Noto en tu trabajo a lo largo de los años un cambio constante respecto a los proyectos y los territorios y zonas donde suceden. Desde la guerrilla de la comunicación hasta ahora, donde lo que se comunica es una experiencia territorial, situada.
—Sí, la guerrilla de la comunicación tiene mucho de simulación. Para denunciar, para evidenciar, para sobreidentificarse con algo. La imagen es el sentido, es el mensaje. En el caso de los trabajos relacionales o territoriales es lo contrario, la imagen prácticamente no importa, es un vehículo transitorio. Sirve para comunicar y señalar. Muchas veces son prácticas que no se diferencian en nada de lo cotidiano: con una imagen las recortas, las destacas.

De hecho, en el orden de las retóricas pasaste de un registro de humor e ironías a un discurso donde ya no hay tanto lugar para eso.

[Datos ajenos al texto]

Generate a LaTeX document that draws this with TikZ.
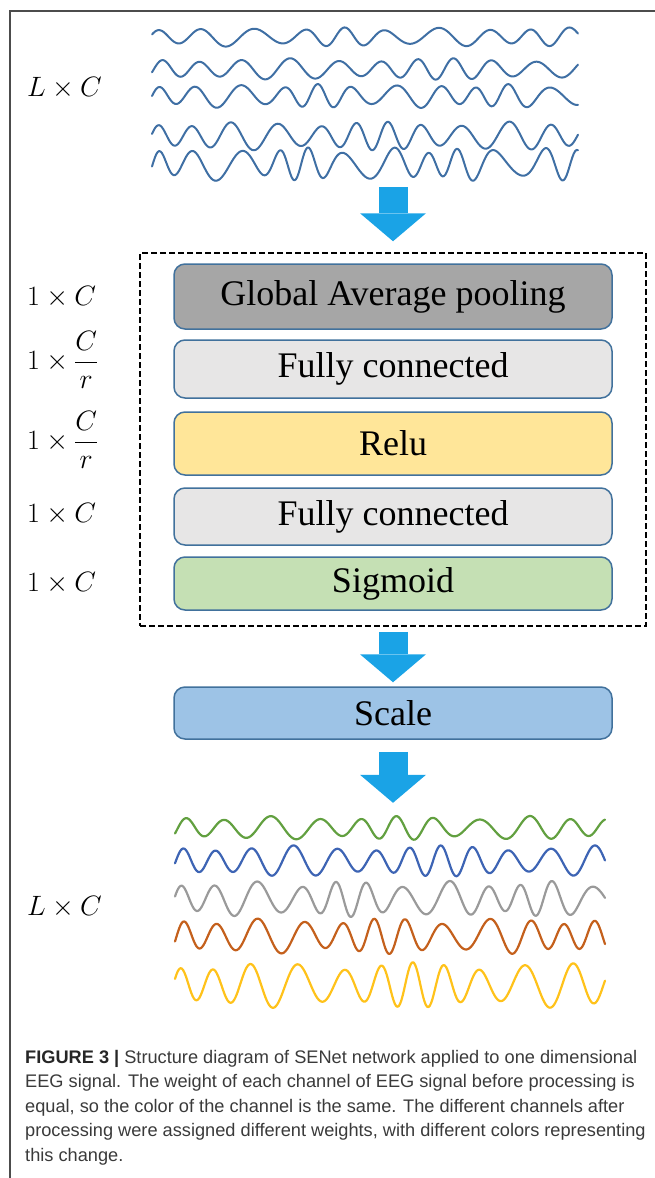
\documentclass[tikz,border=0pt]{standalone}
\usepackage{fix-cm}
\usepackage{fontspec}
\setmainfont{Liberation Serif}
\newfontfamily\capfont{Liberation Sans}
\usetikzlibrary{arrows.meta,positioning}
\definecolor{arrowblue}{HTML}{1AA3E6}
\definecolor{edgeblue}{HTML}{41719C}
\definecolor{wireblue}{HTML}{3F6FA4}
\definecolor{gapgray}{HTML}{A6A6A6}
\definecolor{fcgray}{HTML}{E7E6E6}
\definecolor{reluyellow}{HTML}{FFE699}
\definecolor{sigmgreen}{HTML}{C5E0B4}
\definecolor{scaleblue}{HTML}{9DC3E6}
\definecolor{chgreen}{HTML}{62A040}
\definecolor{chblue}{HTML}{3D64B4}
\definecolor{chgray}{HTML}{9A9A9A}
\definecolor{chorange}{HTML}{C4601C}
\definecolor{chyellow}{HTML}{FFC21A}
\definecolor{captext}{HTML}{3A3A3A}

\begin{document}
\begin{tikzpicture}[x=1pt,y=-1pt,
  layer/.style={draw=edgeblue,line width=1.5pt,rounded corners=11pt,minimum width=438pt,inner sep=0pt,
                font=\fontsize{36}{42}\selectfont},
  dim/.style={anchor=west,inner sep=0pt,font=\fontsize{28}{34}\selectfont},
  blockarr/.style={line width=29pt,draw=arrowblue,-{Triangle[length=28pt,width=66pt,line width=0pt]}},
  sig/.style={line width=2pt,line join=round,line cap=round}]
  \useasboundingbox (0,0) rectangle (655,1178);
  \draw[line width=1.3pt,black!70] (10,1178) -- (10,11) -- (655,11);
  % input channels, all the same colour
  \node[minimum width=426pt,minimum height=156pt,inner sep=0pt] (inwaves) at (365,105) {};
  \foreach \ya/\am/\kk/\bb/\mm/\ph in {37/8/7.8/55/1.9/200, 69/9/8.6/70/1.3/160, 96/10/9.2/60/2.2/180,
                                       136/12/9.4/75/1.6/190, 164/14/9.6/80/2.5/170}
    \draw[sig,wireblue] plot[domain=0:426,samples=300]
      ({152+\x},{\ya+\am*(1+0.2*sin(1.7*\mm*\x+\ph))*sin(\kk*\x+\ph+\bb*sin(\mm*\x))});
  \node[dim] (lin) at (27,88) {$L\times C$};
  % squeeze and excitation block
  \node[draw,dash pattern=on 6pt off 3pt,line width=1.5pt,minimum width=506pt,minimum height=373pt] (se) at (393,439.5) {};
  \node[layer,fill=gapgray,minimum height=65pt] (gap) at (393,296.5) {Global Average pooling};
  \node[layer,fill=fcgray,minimum height=58pt] (fca) at (393,369) {Fully connected};
  \node[layer,fill=reluyellow,minimum height=63pt] (relu) at (393,443.5) {Relu};
  \node[layer,fill=fcgray,minimum height=57pt] (fcb) at (393,516.5) {Fully connected};
  \node[layer,fill=sigmgreen,minimum height=53pt] (sigm) at (393,583.5) {Sigmoid};
  \node[layer,fill=scaleblue,minimum height=52pt] (scale) at (393,713) {Scale};
  \node[dim] (lgap) at (27,297) {$1\times C$};
  \node[dim] (lfca) at (27,360) {$1\times {\displaystyle\frac{C}{r}}$};
  \node[dim] (lrelu) at (27,440) {$1\times {\displaystyle\frac{C}{r}}$};
  \node[dim] (lfcb) at (27,514) {$1\times C$};
  \node[dim] (lsigm) at (27,583) {$1\times C$};
  % reweighted channels
  \node[minimum width=430pt,minimum height=196pt,inner sep=0pt] (outwaves) at (390,908) {};
  \foreach \ya/\am/\kk/\bb/\mm/\ph/\cl in {828/10/8.6/60/1.7/150/chgreen, 861/13/9.8/75/1.4/170/chblue,
                                           899/15/9.6/65/2.1/190/chgray, 936/15/9.6/75/1.8/160/chorange,
                                           985/19/9.4/90/1.5/200/chyellow}
    \draw[sig,\cl,line width=2.2pt] plot[domain=0:430,samples=320]
      ({175+\x},{\ya+\am*(1+0.2*sin(1.7*\mm*\x+\ph))*sin(\kk*\x+\ph+\bb*sin(\mm*\x))});
  \node[dim] (lout) at (27,907) {$L\times C$};
  \draw[blockarr,shorten <=4pt,shorten >=11pt] (se.north |- inwaves.south) -- (se.north);
  \draw[blockarr,shorten <=5pt,shorten >=4pt] (se.south) -- (scale.north);
  \draw[blockarr,shorten <=12pt,shorten >=7pt] (scale.south) -- (scale.south |- outwaves.north);
  \node[anchor=north west,inner sep=0pt,align=left,text=captext,font=\capfont\fontsize{18.2}{24.5}\selectfont] (caption) at (25,1050)
    {{\bfseries\color{black!85}FIGURE 3 |} Structure diagram of SENet network applied to one dimensional\\
     EEG signal. The weight of each channel of EEG signal before processing is\\
     equal, so the color of the channel is the same. The different channels after\\
     processing were assigned different weights, with different colors representing\\
     this change.};
\end{tikzpicture}
\end{document}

—Fue progresivo. Una cosa eran los comienzos del siglo XXI, con las consecuencias del neoliberalismo extremo, y otra es el momento actual. Uno puede no coincidir en ciertos aspectos pero es radicalmente distinto. A nivel social, hay cosas más interesantes para construir. Me empezó a importar el espacio público ya no de modo abstracto, desterritorializado, como efecto de los medios, sino como potencia del trabajo cooperativo, compartido. Pasé a entender lo público en lo mínimo, en una acción concreta, invisible muchas veces, entre vecinos, entre amigos.

A propósito de esta dimensión histórica, ¿cómo ves la ciudad de Rosario?

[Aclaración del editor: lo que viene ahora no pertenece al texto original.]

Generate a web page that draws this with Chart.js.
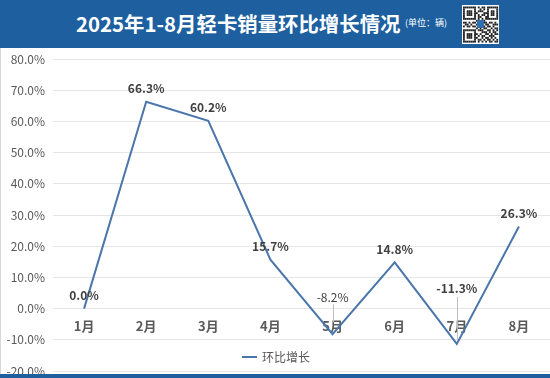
<!DOCTYPE html>
<html>
<head>
<meta charset="utf-8">
<script src="https://cdn.jsdelivr.net/npm/chart.js@4/dist/chart.umd.min.js"></script>
<style>
  html, body { margin: 0; padding: 0; background: #fff; }
  #wrap { position: relative; width: 550px; height: 378px; overflow: hidden; font-family: "Noto Sans CJK SC", "Noto Sans", sans-serif; }
  #title { position: absolute; left: 0; top: 0; width: 550px; height: 48px; background: #1d5f9f; }
  #title .main { position: absolute; left: 76px; top: 9px; color: #fff; font-weight: bold; font-size: 20.4px; line-height: 28px; white-space: nowrap; }
  #title .unit { position: absolute; left: 405px; top: 17px; color: #fff; font-size: 9px; line-height: 12px; white-space: nowrap; }
  #qr { position: absolute; left: 462px; top: 5px; }
  #chartBox { position: absolute; left: 0; top: 48px; width: 549px; height: 326px; border-left: 1px solid #d9d9d9; }
  #bottomBar { position: absolute; left: 0; top: 374px; width: 550px; height: 4px; background: #1d5f9f; }
</style>
</head>
<body>
<div id="wrap">
  <div id="title">
    <span class="main">2025年1-8月轻卡销量环比增长情况</span>
    <span class="unit">(单位：辆)</span>
    <canvas id="qr" width="37" height="39"></canvas>
  </div>
  <div id="chartBox"><canvas id="c" width="549" height="326"></canvas></div>
  <div id="bottomBar"></div>
</div>
<script>
// ---- data ----
const categories = ["1月", "2月", "3月", "4月", "5月", "6月", "7月", "8月"];
const momGrowth = [0.0, 66.3, 60.2, 15.7, -8.2, 14.8, -11.3, 26.3];
const seriesName = "环比增长";
const yTicksMin = -20;
const yTicksMax = 80;
const yTickStep = 10;

// ---- decorative QR badge ----
(function () {
  const q = document.getElementById('qr').getContext('2d');
  q.fillStyle = '#fff'; q.fillRect(0, 0, 37, 39);
  q.fillStyle = '#222';
  const rows = [
    "1111111010110111111",
    "1000001001010100001",
    "1011101011100101101",
    "1011101100011101101",
    "1011101010110101101",
    "1000001011001100001",
    "1111111010101111111",
    "0000000110010000000",
    "1101011001111011010",
    "0110100111001100111",
    "1011011000110110100",
    "0000000101011001011",
    "1111111011100110101",
    "1000001000111010110",
    "1011101101001101011",
    "1011101010110011100",
    "1011101100101101010",
    "1000001011010110101",
    "1111111010101011011"
  ];
  for (let r = 0; r < rows.length; r++) {
    for (let c = 0; c < rows[r].length; c++) {
      if (rows[r][c] === '1') q.fillRect(1 + c * 1.85, 1.5 + r * 1.9, 1.85, 1.9);
    }
  }
  q.fillStyle = '#2f6fb0'; q.fillRect(15, 15, 7, 8);
})();

const FONT = '"Noto Sans CJK SC", "Noto Sans", sans-serif';
const LINE_COLOR = '#4a76ab';

// label placement styles (not data)
const labelStyle = {
  defaultOffset: 13,
  leader: { 4: { offset: 37, from: 30, to: 12 }, 6: { offset: 55, from: 47, to: 4 } },
  normalWeight: { 4: true }
};

const dataLabels = {
  id: 'dataLabels',
  afterDatasetsDraw(chart) {
    const ctx = chart.ctx;
    const meta = chart.getDatasetMeta(0);
    const vals = chart.data.datasets[0].data;
    ctx.save();
    ctx.textAlign = 'center';
    ctx.textBaseline = 'middle';
    meta.data.forEach((pt, i) => {
      const v = vals[i];
      const lead = labelStyle.leader[i];
      const off = lead ? lead.offset : labelStyle.defaultOffset;
      if (lead) {
        ctx.strokeStyle = '#bfbfbf';
        ctx.lineWidth = 1;
        ctx.beginPath();
        ctx.moveTo(Math.round(pt.x) + 0.5, pt.y - lead.from);
        ctx.lineTo(Math.round(pt.x) + 0.5, pt.y - lead.to);
        ctx.stroke();
      }
      ctx.fillStyle = '#404040';
      ctx.font = (labelStyle.normalWeight[i] ? 'normal ' : 'bold ') + '12px ' + FONT;
      ctx.fillText(v.toFixed(1) + '%', pt.x, pt.y - off);
    });
    ctx.restore();
  }
};

const legendOverlay = {
  id: 'legendOverlay',
  afterDraw(chart) {
    const ctx = chart.ctx;
    const ds = chart.data.datasets[0];
    ctx.save();
    ctx.strokeStyle = ds.borderColor;
    ctx.lineWidth = 2;
    ctx.beginPath();
    ctx.moveTo(241, 309);
    ctx.lineTo(256, 309);
    ctx.stroke();
    ctx.fillStyle = '#595959';
    ctx.font = '12px ' + FONT;
    ctx.textAlign = 'left';
    ctx.textBaseline = 'middle';
    ctx.fillText(ds.label, 261, 309);
    ctx.restore();
  }
};

new Chart(document.getElementById('c'), {
  type: 'line',
  data: {
    labels: categories,
    datasets: [{
      label: seriesName,
      data: momGrowth,
      borderColor: LINE_COLOR,
      backgroundColor: LINE_COLOR,
      borderWidth: 2,
      pointRadius: 0,
      tension: 0,
      fill: false
    }]
  },
  options: {
    responsive: false,
    animation: false,
    devicePixelRatio: 1,
    layout: { padding: { top: 11, right: 0, bottom: 3, left: 0 } },
    plugins: { legend: { display: false }, tooltip: { enabled: false }, title: { display: false } },
    scales: {
      x: {
        type: 'category',
        position: { y: 0 },
        offset: true,
        grid: { display: false, drawTicks: false },
        border: { display: false },
        ticks: { color: '#595959', font: { family: FONT, size: 13, weight: 'bold' }, padding: 10, maxRotation: 0 }
      },
      y: {
        min: yTicksMin,
        max: yTicksMax,
        grid: { color: '#e6e6e6', lineWidth: 1, drawTicks: false },
        border: { display: false },
        ticks: {
          stepSize: yTickStep,
          color: '#595959',
          font: { family: FONT, size: 12 },
          padding: 8,
          callback: v => v.toFixed(1) + '%'
        },
        afterFit(s) { s.width = 52; s.paddingTop = 0; s.paddingBottom = 0; }
      }
    }
  },
  plugins: [dataLabels, legendOverlay]
});
</script>
</body>
</html>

—Me cuesta pensar en términos de ciudad. No estoy enfocado en Rosario, me muevo como en archipiélagos: el centro y ciertos barrios; todo lo que está en el medio es, no sé, un momento de un viaje en colectivo. No tengo una visión global de la ciudad así que voy a decir obviedades. El hecho que haya tantos autos, por ejemplo, configura cierto tipo de ciudad. No importa la conformación urbana si te podés transportar con tu cápsula a cualquier destino. Así, va perdiendo calidad el espacio público. La veo muy fragmentada. El consumo, en todas las clases sociales y en todos los sentidos, marca todo. Es una ciudad que promueve disfrute individual y goce personal. Es difícil pensarse colectivamente. La consecuencia de eso es el quilombo que vemos todo el tiempo. Sin embargo, cuando hacés algo con otros, ahora que lo probamos en escuelas, emociona ver cómo la gente tiene necesidad de encontrarse. De pronto, un jardín de infantes es un lugar donde se junta dinero para velar a alguien o se juntan vecinos para pensar el diseño de un patio donde ni siquiera van sus hijos. Probablemente la escuela sea uno de los últimos espacios de reunión. Lo institucional es un vehículo, lo importante es cómo se opera ahí adentro.

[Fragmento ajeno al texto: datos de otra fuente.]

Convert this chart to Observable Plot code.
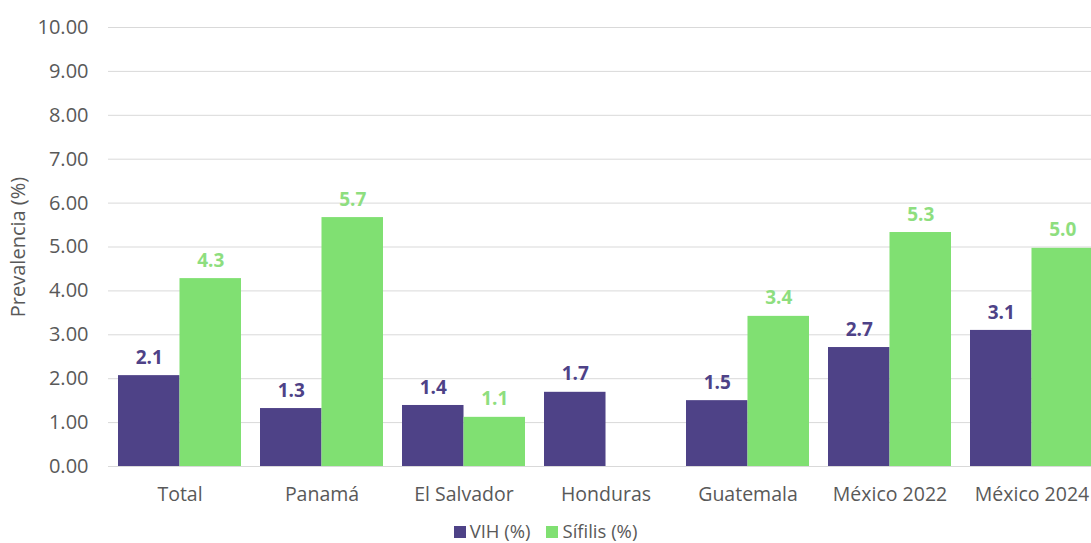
<!DOCTYPE html>
<html>
<head>
<meta charset="utf-8">
<script src="https://cdn.jsdelivr.net/npm/d3@7"></script>
<script src="https://cdn.jsdelivr.net/npm/@observablehq/plot@0.6"></script>
<style>
  body { margin: 0; background: #fff; font-family: "Open Sans", sans-serif; }
  #chart svg { display: block; }
  .legend { display: flex; justify-content: center; align-items: center; gap: 16px; height: 25px; font-size: 18.5px; color: #595959; padding-left: 0px; }
  .legend span.sw { display: inline-block; width: 12px; height: 12px; margin-right: 4px; vertical-align: 0px; }
</style>
</head>
<body>
<div id="chart"></div>
<script>
const categories = ["Total", "Panamá", "El Salvador", "Honduras", "Guatemala", "México 2022", "México 2024"];
const vih = [2.07, 1.32, 1.39, 1.69, 1.50, 2.71, 3.10];
const sifilis = [4.28, 5.67, 1.12, null, 3.42, 5.33, 4.97];
const series = ["VIH (%)", "Sífilis (%)"];
const colors = ["#4e4287", "#80e072"];
const labelColors = ["#4e4287", "#8ede7f"];
const yTicks = [0, 1, 2, 3, 4, 5, 6, 7, 8, 9, 10];
const yTitle = "Prevalencia (%)";

const data = [];
categories.forEach((c, i) => {
  data.push({cat: c, s: series[0], v: vih[i]});
  if (sifilis[i] != null) data.push({cat: c, s: series[1], v: sifilis[i]});
});

const W = 1091, H = 518;
const xRange = [118, 1093];
const pad = 0.134;
const step = (xRange[1] - xRange[0]) / (categories.length - pad);
const bw = step * (1 - pad);
const half = bw / 2;

const vData = data.filter(d => d.s === series[0]);
const sData = data.filter(d => d.s === series[1]);

const chart = Plot.plot({
  width: W,
  height: H,
  marginLeft: 108,
  marginRight: 0,
  marginTop: 27,
  marginBottom: 52,
  style: {fontFamily: "'Open Sans', sans-serif", fontSize: "19px", color: "#595959", background: "#fff"},
  x: {domain: categories, range: xRange, paddingInner: pad, paddingOuter: 0, label: null},
  y: {domain: [0, 10], label: null},
  marks: [
    Plot.ruleY(yTicks, {stroke: "#d9d9d9", strokeWidth: 1}),
    Plot.axisY({ticks: yTicks, tickFormat: d3.format(".2f"), tickSize: 0, tickPadding: 20, fontSize: 20, fill: "#595959", label: null}),
    Plot.text([yTitle], {frameAnchor: "left", textAnchor: "middle", rotate: -90, dx: -90, fontSize: 20, fill: "#595959"}),
    Plot.axisX({tickSize: 0, tickPadding: 21, fontSize: 19.5, fill: "#595959", label: null}),
    Plot.barY(vData, {x: "cat", y: "v", fill: colors[0], insetRight: half}),
    Plot.barY(sData, {x: "cat", y: "v", fill: colors[1], insetLeft: half}),
    Plot.text(vData, {x: "cat", y: "v", text: d => d.v.toFixed(1), dx: -half / 2, dy: -18, fill: labelColors[0], fontWeight: "bold", fontSize: 19}),
    Plot.text(sData, {x: "cat", y: "v", text: d => d.v.toFixed(1), dx: half / 2, dy: -18, fill: labelColors[1], fontWeight: "bold", fontSize: 19})
  ]
});
document.getElementById("chart").appendChild(chart);

const legend = document.createElement("div");
legend.className = "legend";
series.forEach((s, i) => {
  const item = document.createElement("div");
  item.innerHTML = `<span class="sw" style="background:${colors[i]}"></span>${s}`;
  legend.appendChild(item);
});
document.body.appendChild(legend);
</script>
</body>
</html>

¿Y cómo pensás las relaciones con esas instituciones?
—Me interesa entrecruzar las instituciones. Ahora utilizamos el proyecto Anda como un médium para construir algo que tenga continuidad en el tiempo. Y lo único que puede garantizar eso es atravesar lo institucional. Es lo único que garantiza que puedo elaborar una propuesta y que habrá una estructura que la va a sostener. Por eso estamos probando con escuelas públicas, donde empoderamos a la comunidad con este modo de trabajo. Lo que dejamos es una obra material, el piso, producida por la propia comunidad educativa. Me interesa que los niños vean el piso del patio y recuerden que fueron los vecinos y miembros de la escuela los que lo pensaron e hicieron. Busco fortalecer lo comunitario existente, darle entidad y destacarlo.

Y proporcionar un hacer común. Inventar un lugar donde la gente pueda trabajar en común.
—Sí, encontrarse, trabajar. Poder juntarse a diseñar su espacio arquitectónico. Lo más interesante sería empezar a pensar dispositivos más amplios, que hagan la misma operación pero sobre un territorio extenso o una parte de la ciudad.